世界遺産登録の評価基準への適合性について

 世界遺産の登録にあたっては、ユネスコの「世界遺産条約履行のための作業指針」で定められている以下の10項目の評価基準のうち、いずれか1つ以上に当てはまる必要があります。

 「武家の古都・鎌倉」は、朝廷から独立した武家政権が日本で初めて樹立され、その政治・支配の体制の中から武家文化が生み出されたことを示す物証であること。加えて、「三方を山に囲まれ、一方が海に開く」要害的地形に、武家が積極的な土木的働きかけを行った結果、神社や寺院など武家政権にとって重要な施設が自然地形の中で一体となって、機能的に整備された政権所在地の類型であることから、評価基準のⅲとⅳに当てはまる資産であると考えています。

世界遺産登録の評価基準

  • 人間の創造的才能を表す傑作である。
  • 建築、科学技術、記念碑、都市計画、景観設計の発展に重要な影響を与えた、ある期間にわたる価値観の交流又はある文化圏内での価値観の交流を示すものである。
  • 現存するか消滅しているかにかかわらず、ある文化的伝統又は文明の存在を伝承する物証として無二の存在(少なくとも希有な存在)である。
  • 歴史上の重要な段階を物語る建築物、その集合体、科学技術の集合体、あるいは景観を代表する顕著な見本である。
  • あるひとつの文化(または複数の文化)を特徴づけるような伝統的居住形態若しくは陸上・海上の土地利用形態を代表する顕著な見本である。又は、人類と環境とのふれあいを代表する顕著な見本である。(特に不可逆的な変化によりその存続が危ぶまれているもの。)
  • 顕著な普遍的価値を有する出来事(行事)、生きた伝統、思想、信仰、芸術的作品、あるいは文学的作品と直接または実質的関連がある。(この基準は他の基準とあわせて用いられることが望ましい。

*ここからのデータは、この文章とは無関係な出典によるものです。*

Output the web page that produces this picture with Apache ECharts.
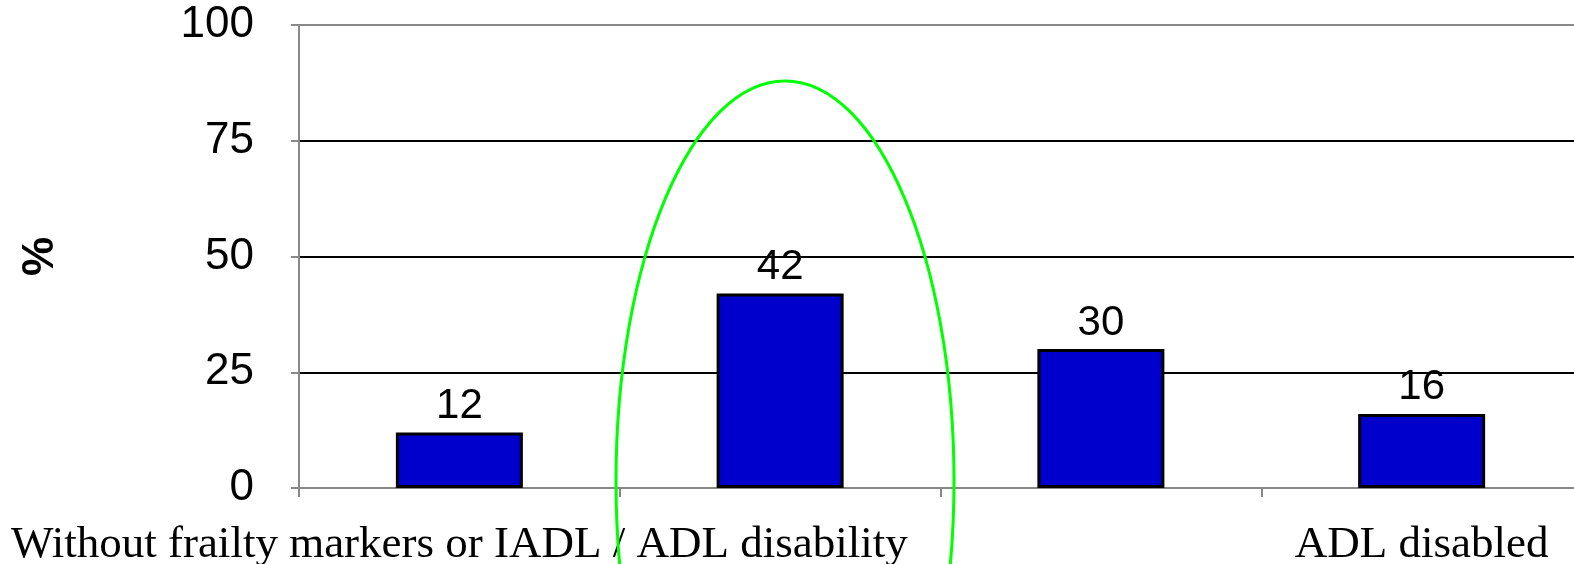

)
  • 最上級の自然現象、又は、類いまれな自然美・美的価値を有する地域を包含する。
  • 生命進化の記録や、地形形成における重要な進行中の地質学的過程、あるいは重要な地形学的又は自然地理学的特徴といった、地球の歴史の主要な段階を代表する顕著な見本である。
  • 陸上・淡水域・沿岸・海洋の生態系や動植物群集の進化、発展において、重要な進行中の生態学的過程又は生物学的過程を代表する顕著な見本である。
  • 学術上又は保全上顕著な普遍的価値を有する絶滅のおそれのある種の生息地など、生物多様性の生息域内保全にとって最も重要な自然の生息地を包含する。